En fait, bien qu’Edwards soigne son film et traite le genre avec compréhension, il rejoint quelque peu la problématique du tout-venant. Il se situera certes un cran au-dessus par la qualité certaine de l’hommage mais au final, il lui manque quelque peu de densité. Peut-être intimidé de devoir s’emparer d’une telle figure mythique dès sa seconde réalisation, Edwards fait probablement trop profil bas et se contente de fignoler un bon film de monstre. Du coup, sa version ne semble pas offrir autre chose qu’un plaisir avéré mais ne prenant pas pour autant un essor exceptionnel. En ce sens, si Godzilla réitère les qualités de Monsters, il en reproduit également les défauts. Si la construction de l’ambiance fait passer son spectateur par de multiples strates émotionnelles, il manque ce surplus qui pouvait transcender le tableau d’ensemble. Un surplus qui aurait pu se trouver au niveau de l’histoire. Une histoire se basant sur un enjeu minimal (tuer les monstres) et ayant le mérite de ne pas se perdre en circonvolutions inutiles mais n’offrant aucun niveau de lectures multiples et donc de complexité émotionnelle. Il n’y a qu’à constater le traitement du personnage titre. Allant à l’encontre de la conception occidentale en faisant un monstre dangereux, Godzilla est ici présenté comme le héros (spoiler minime tant la bande-annonce dévoilant d’autres créatures établissait clairement cette hypothèse). Comme le dira le scientifique incarné par Ken Watanabe, Godzilla est le roi des monstres. En conséquence, il est avant tout le garant d’un équilibre entre son monde ancestral et le notre. Un choix plutôt pertinent et qui donne lieu au gré de certains moments à un jeu d’ambivalence pas bête (son arrivée triomphale à Hawaï provoquera un tsunami causant probablement un certain nombre de morts humaines) mais globalement totalement survolé par un récit sans grande exploration thématique (quid de la référence à Fukushima).

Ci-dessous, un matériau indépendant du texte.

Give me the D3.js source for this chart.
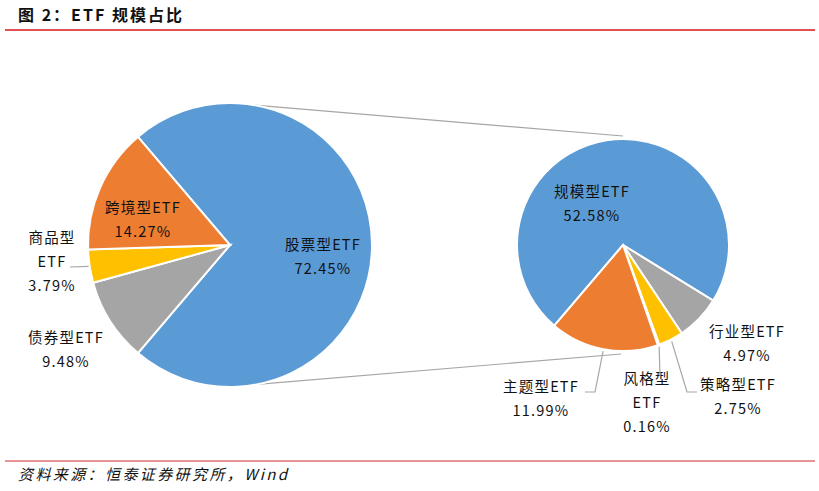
<!DOCTYPE html>
<html>
<head>
<meta charset="utf-8">
<script src="https://cdn.jsdelivr.net/npm/d3@7"></script>
<style>
  body { margin: 0; background: #fff; }
  svg text { font-family: "Noto Sans CJK SC", "Noto Sans", sans-serif; }
</style>
</head>
<body>
<svg id="chart"></svg>
<script>
// data: first pie (all ETF) and second pie (split of 股票型ETF)
var mainNames = ["股票型ETF", "债券型ETF", "商品型ETF", "跨境型ETF"];
var mainValues = [72.45, 9.48, 3.79, 14.27];
var mainColors = ["#5B9BD5", "#A5A5A5", "#FFC000", "#ED7D31"];

var subNames = ["规模型ETF", "行业型ETF", "策略型ETF", "风格型ETF", "主题型ETF"];
var subValues = [52.58, 4.97, 2.75, 0.16, 11.99];
var subColors = ["#5B9BD5", "#A5A5A5", "#FFC000", "#4472C4", "#ED7D31"];

var width = 819, height = 491;
var svg = d3.select("#chart")
  .attr("width", width)
  .attr("height", height);

// title + rules
svg.append("text")
  .attr("x", 18).attr("y", 21)
  .attr("font-size", 16).attr("font-weight", "bold")
  .attr("letter-spacing", 2)
  .attr("fill", "#111")
  .text("图 2：ETF 规模占比");
svg.append("line")
  .attr("x1", 5).attr("x2", 815).attr("y1", 30).attr("y2", 30)
  .attr("stroke", "#d7141a").attr("stroke-width", 1.3);
svg.append("line")
  .attr("x1", 5).attr("x2", 815).attr("y1", 461).attr("y2", 461)
  .attr("stroke", "#e07070").attr("stroke-width", 1.5);
svg.append("text")
  .attr("x", 18).attr("y", 480)
  .attr("font-size", 15).attr("font-style", "italic")
  .attr("letter-spacing", 2.4)
  .attr("fill", "#111")
  .text("资料来源：恒泰证券研究所，Wind");

var deg = Math.PI / 180;

// left pie
var c1 = {x: 230, y: 245, r: 142};
var total1 = d3.sum(mainValues);
// split slice is centred towards the second pie (pointing right)
var start1 = Math.PI / 2 - (mainValues[0] / total1) * Math.PI;
var pie1 = d3.pie().sort(null).startAngle(start1).endAngle(start1 + 2 * Math.PI);
var arc1 = d3.arc().innerRadius(0).outerRadius(c1.r);

// right pie
var c2 = {x: 623, y: 245, r: 106};
var start2 = -139.6 * deg;
var pie2 = d3.pie().sort(null).startAngle(start2).endAngle(start2 + 2 * Math.PI);
var arc2 = d3.arc().innerRadius(0).outerRadius(c2.r);

function polar(c, a, r) {
  return [c.x + r * Math.sin(a), c.y - r * Math.cos(a)];
}

// connector lines between the pies
var conn = [
  [polar(c1, 10 * deg, c1.r), polar(c2, 0, c2.r + 3)],
  [polar(c1, 169 * deg, c1.r), polar(c2, 181 * deg, c2.r + 3)]
];
svg.selectAll(".conn")
  .data(conn)
  .enter()
  .append("line")
  .attr("class", "conn")
  .attr("x1", function(d) { return d[0][0]; })
  .attr("y1", function(d) { return d[0][1]; })
  .attr("x2", function(d) { return d[1][0]; })
  .attr("y2", function(d) { return d[1][1]; })
  .attr("stroke", "#a6a6a6")
  .attr("stroke-width", 1.2);

var g1 = svg.append("g").attr("transform", "translate(" + c1.x + "," + c1.y + ")");
g1.selectAll("path")
  .data(pie1(mainValues))
  .enter()
  .append("path")
  .attr("d", arc1)
  .attr("fill", function(d, i) { return mainColors[i]; })
  .attr("stroke", "#fff")
  .attr("stroke-width", 2);

var g2 = svg.append("g").attr("transform", "translate(" + c2.x + "," + c2.y + ")");
g2.selectAll("path")
  .data(pie2(subValues))
  .enter()
  .append("path")
  .attr("d", arc2)
  .attr("fill", function(d, i) { return subColors[i]; })
  .attr("stroke", "#fff")
  .attr("stroke-width", 2);

// label layout: lines of text and the centre of the first line
var mainLabels = [
  {lines: ["股票型ETF", "72.45%"], x: 323, y: 245},
  {lines: ["债券型ETF", "9.48%"], x: 66, y: 338},
  {lines: ["商品型", "ETF", "3.79%"], x: 52, y: 238},
  {lines: ["跨境型ETF", "14.27%"], x: 143, y: 208}
];
var subLabels = [
  {lines: ["规模型ETF", "52.58%"], x: 592, y: 192},
  {lines: ["行业型ETF", "4.97%"], x: 747, y: 332},
  {lines: ["策略型ETF", "2.75%"], x: 738, y: 385},
  {lines: ["风格型", "ETF", "0.16%"], x: 647, y: 379},
  {lines: ["主题型ETF", "11.99%"], x: 541, y: 387}
];

function drawLabels(list, values) {
  list.forEach(function(lb, i) {
    var t = svg.append("text")
      .attr("text-anchor", "middle")
      .attr("font-size", 14.5)
      .attr("letter-spacing", 1.2)
      .attr("fill", "#111");
    lb.lines.forEach(function(s, j) {
      t.append("tspan")
        .attr("x", lb.x)
        .attr("y", lb.y + 5 + j * 24)
        .text(s);
    });
  });
}
drawLabels(mainLabels, mainValues);
drawLabels(subLabels, subValues);

// leader lines: from slice edge (mid angle) through bend points
var p1 = pie1(mainValues), p2 = pie2(subValues);
function mid(d) { return (d.startAngle + d.endAngle) / 2; }
var leaders = [
  [polar(c1, mid(p1[2]), c1.r + 1), [70, 267]],
  [polar(c2, mid(p2[4]), c2.r + 2), [595, 392], [585, 392]],
  [polar(c2, mid(p2[3]), c2.r + 2), [660, 376]],
  [polar(c2, mid(p2[2]), c2.r + 2), [687, 392], [697, 392]]
];
svg.selectAll(".leader")
  .data(leaders)
  .enter()
  .append("path")
  .attr("class", "leader")
  .attr("d", d3.line())
  .attr("fill", "none")
  .attr("stroke", "#a6a6a6")
  .attr("stroke-width", 1.2);
</script>
</body>
</html>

Une problématique se renforçant également par des personnages guère convaincants et traités de manière quelque peu fonctionnelle (comme sur Monsters donc). Les rares moments où ceux-ci se font attachants équivalent à des coups de coudes forcés au spectateur. Par exemple, lorsque les personnages retournent dans leur maison abandonnée en précipitation quinze ans plus tôt, ils prennent en pleine face un passé figé dans le temps. L’émotion de la scène ne fonctionne pas en raison de ce qu’elle soulève vis-à-vis du trauma des personnages et le sens qu’elle revêt dans leurs parcours. Elle marche quasi-intégralement par son pouvoir évocateur, par cette sensation connue de tout un chacun lorsqu’on retrouve un morceau intact de notre histoire jusqu’alors demeurée abstrait dans notre mémoire. Les personnages n’existent que par ces moments intermittents, liens tissés en désespoir de cause. Edwards a de toute évidence encore du travail à faire pour réussir à pleinement exploiter ses talents. Car au bout du compte, c’est bien le plus qui l’emporte sur le moins. En dépit d’une implication qui ne peut être totale faute de personnages suffisamment empathiques, Godzilla déploie suffisamment de visions fascinantes pour constituer un spectacle de premier choix.